Gulf News

Why bread is the slice of life

- Mick O’Reilly Foreign Correspond­ent

There is something about the smell of fresh bread that you just can’t beat. It’s one of the simple joys in life, an aroma that reminds us of the little things that matter. As a child, I lived next door to a bakery. I had to scale a wall and then carefully ease down onto the yard next door where the bakery delivery vans were parked, sometimes using their bonnets to lean on.

It was a magical place, full of metal urns in which the milk was delivered three times a week. The empty urns were stacked in the yard and had a sourness I can smell to this day. But nothing could beat the smell of the loaves being baked in the ovens wafting through up the street.

There were large sacks of white and brown flour, plastic bags full of raisins and nuts, grains and sultanas, all used in their combinatio­ns and permutatio­ns and put into big aluminium commercial mixers, where the milk and water were added.

When the bakers were happy, the big mix of dough was turned out onto vast tables and, with sleight of hand and the slash of a knife, just the right amount of dough was tossed into a scales, and then effortless­ly into a waiting baking tin.

The bakers themselves were always covered in a white dust, almost with a deathly pallor producing such a staple of life.

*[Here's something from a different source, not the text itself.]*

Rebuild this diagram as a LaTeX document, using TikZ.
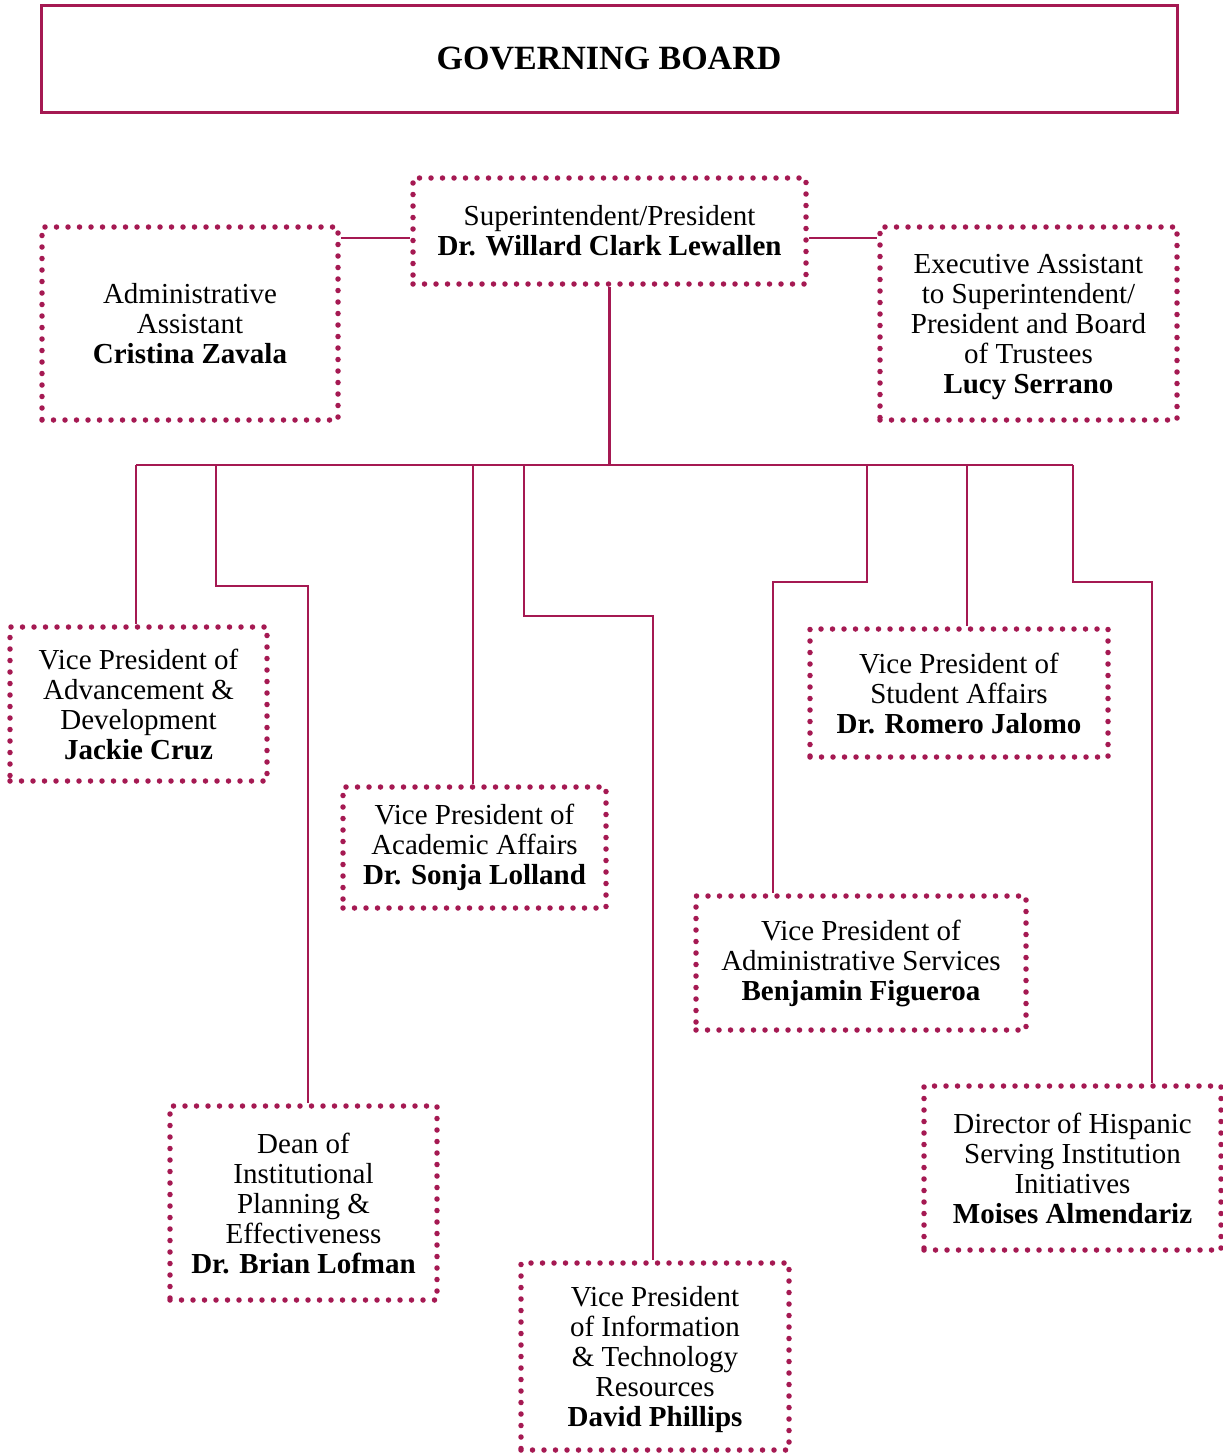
\documentclass[tikz,border=0pt]{standalone}
\usepackage{fontspec}
\setmainfont{Liberation Serif}
\usepackage{tikz}
\usetikzlibrary{positioning,calc}
\definecolor{board}{RGB}{165,25,82}
\tikzset{%
	topbox/.style  = {draw=board, line width=3pt, rectangle, minimum width=1136pt, minimum height=107pt, font=\fontsize{34}{38}\selectfont\bfseries},
	unit/.style    = {draw=board, line width=5.5pt, dash pattern=on 0pt off 11.5pt, line cap=round, rectangle, align=center, inner sep=0pt, font=\fontsize{29}{30}\selectfont},
	link/.style    = {draw=board, line width=2.5pt},
	waypoint/.style = {coordinate},
}

\begin{document}
\begin{tikzpicture}[x=1pt,y=-1pt]
	\useasboundingbox (0,0) rectangle (1223,1456);
	\node [topbox] (gb) at (609,58.5) {GOVERNING BOARD};
	\node [unit,minimum width=393pt,minimum height=106pt] (sup) at (609.5,231) {Superintendent/President\\\textbf{Dr. Willard Clark Lewallen}};
	\node [unit,minimum width=296pt,minimum height=193pt] (aa) at (190,323.5) {Administrative\\Assistant\\\textbf{Cristina Zavala}};
	\node [unit,minimum width=297pt,minimum height=193pt,text depth=0pt] (ea) at (1028.5,323.5) {Executive Assistant\\to Superintendent/\\President and Board\\of Trustees\\\textbf{Lucy Serrano}};
	\node [unit,minimum width=257pt,minimum height=154pt] (adv) at (138.5,704) {Vice President of\\Advancement \&\\Development\\\textbf{Jackie Cruz}};
	\node [unit,minimum width=263pt,minimum height=121pt] (acad) at (474.5,847.5) {Vice President of\\Academic Affairs\\\textbf{Dr. Sonja Lolland}};
	\node [unit,minimum width=267pt,minimum height=194pt] (dean) at (303.5,1203) {Dean of\\Institutional\\Planning \&\\Effectiveness\\\textbf{Dr. Brian Lofman}};
	\node [unit,minimum width=268pt,minimum height=187pt,text depth=0pt] (info) at (655,1356.5) {Vice President\\of Information\\\& Technology\\Resources\\\textbf{David Phillips}};
	\node [unit,minimum width=298pt,minimum height=128pt] (stu) at (959,693) {Vice President of\\Student Affairs\\\textbf{Dr. Romero Jalomo}};
	\node [unit,minimum width=330pt,minimum height=134pt] (asv) at (861,963) {Vice President of\\Administrative Services\\\textbf{Benjamin Figueroa}};
	\node [unit,minimum width=297pt,minimum height=164pt] (dir) at (1072.5,1168) {Director of Hispanic\\Serving Institution\\Initiatives\\\textbf{Moises Almendariz}};
	\node [waypoint] (busl) at (136,465) {};
	\node [waypoint] (busr) at (1073,465) {};
	\node [waypoint] (bus) at (sup.south |- busl) {};

	\draw[link] (aa.east |- 0,238) -- (sup.west |- 0,238);
	\draw[link] (sup.east |- 0,238) -- (ea.west |- 0,238);
	\draw[link] (sup.south) -- (bus);
	\draw[link] (busl) -- (busr);
	\draw[link] (busl) -- ([xshift=-2.5pt]adv.north);
	\draw[link] (bus -| 216,0) |- (308,586) -- ([xshift=4.5pt]dean.north);
	\draw[link] (bus -| 473,0) -- ([xshift=-1.5pt]acad.north);
	\draw[link] (bus -| 524,0) |- (653,616) -- ([xshift=-2pt]info.north);
	\draw[link] (bus -| 867,0) |- (773,582) -- ([xshift=-88pt]asv.north);
	\draw[link] (bus -| 967,0) -- ([xshift=8pt]stu.north);
	\draw[link] (busr) |- (1152,582) -- ([xshift=79.5pt]dir.north);
\end{tikzpicture}
\end{document}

Their eyes, however, always seemed the only earthy thing about them, piecing through the flour-coated eyelids. Rarely did they talk, but the whole thing was a well-oiled machine, turning out batch after batch of crusty loaves. Sometimes, the lads working there would give this imp a loaf almost straight out of the devilish oven. I swear I burnt my hands so many times then, trying to scurry back over the wall and home with the hot, crusty bread.

I’ve tried to bake bread myself, with some success. Recipe books tell you that you know it’s done when you knock the back of the upturned load and it makes a ‘hollow’ sound. I think I’m always afraid to knock it just right for it never seems to have that certain bass note that sings a perfectly baked bread.

The perfect loaf

For a while, there was a fad for all-in-one bread-making machines. All you had to do was plug it in, set the temperatur­e, then add flour and water. Shops sold the packaged bread mix and made the job so simple. At least that’s what the advertisin­g said. I’m not so sure it was that simple, as the machines have gone out of fashion.

When I bake my bread, it never seems to be light enough. It’s not so much heavy either, just not fluffy enough with the folds that soak up butter when it’s slathered all over. The profession­als will tell you that humidity affects the recipe, so too the temperatur­e of the oven, the water you use, the ratio of flour and the brand, quality — it all comes together to make the perfect loaf.

I’ve tried making things like naan and chapati son tawas and on the barbecue, but they never seem to turn out right either.

Some of the best bread I’ve tasted was in Hanoi, and the baguettes were a hangover from the colonial French times. Gladly, the practice of bread-making survived all the turmoil that country endured these past seven decades.

In Libya too, in the back streets of Benghazi, the bread and bakeries were second to none — again a cultural and culinary nod to the influence of the Italian regime there in the 1930s.

But the best bread that I think I’ve ever had was on the rare occasions when my mother would bake.

Everything else pales in comparison. What I wouldn’t give right now for a simple slice of the best thing in life. I’m just a half-baked baker.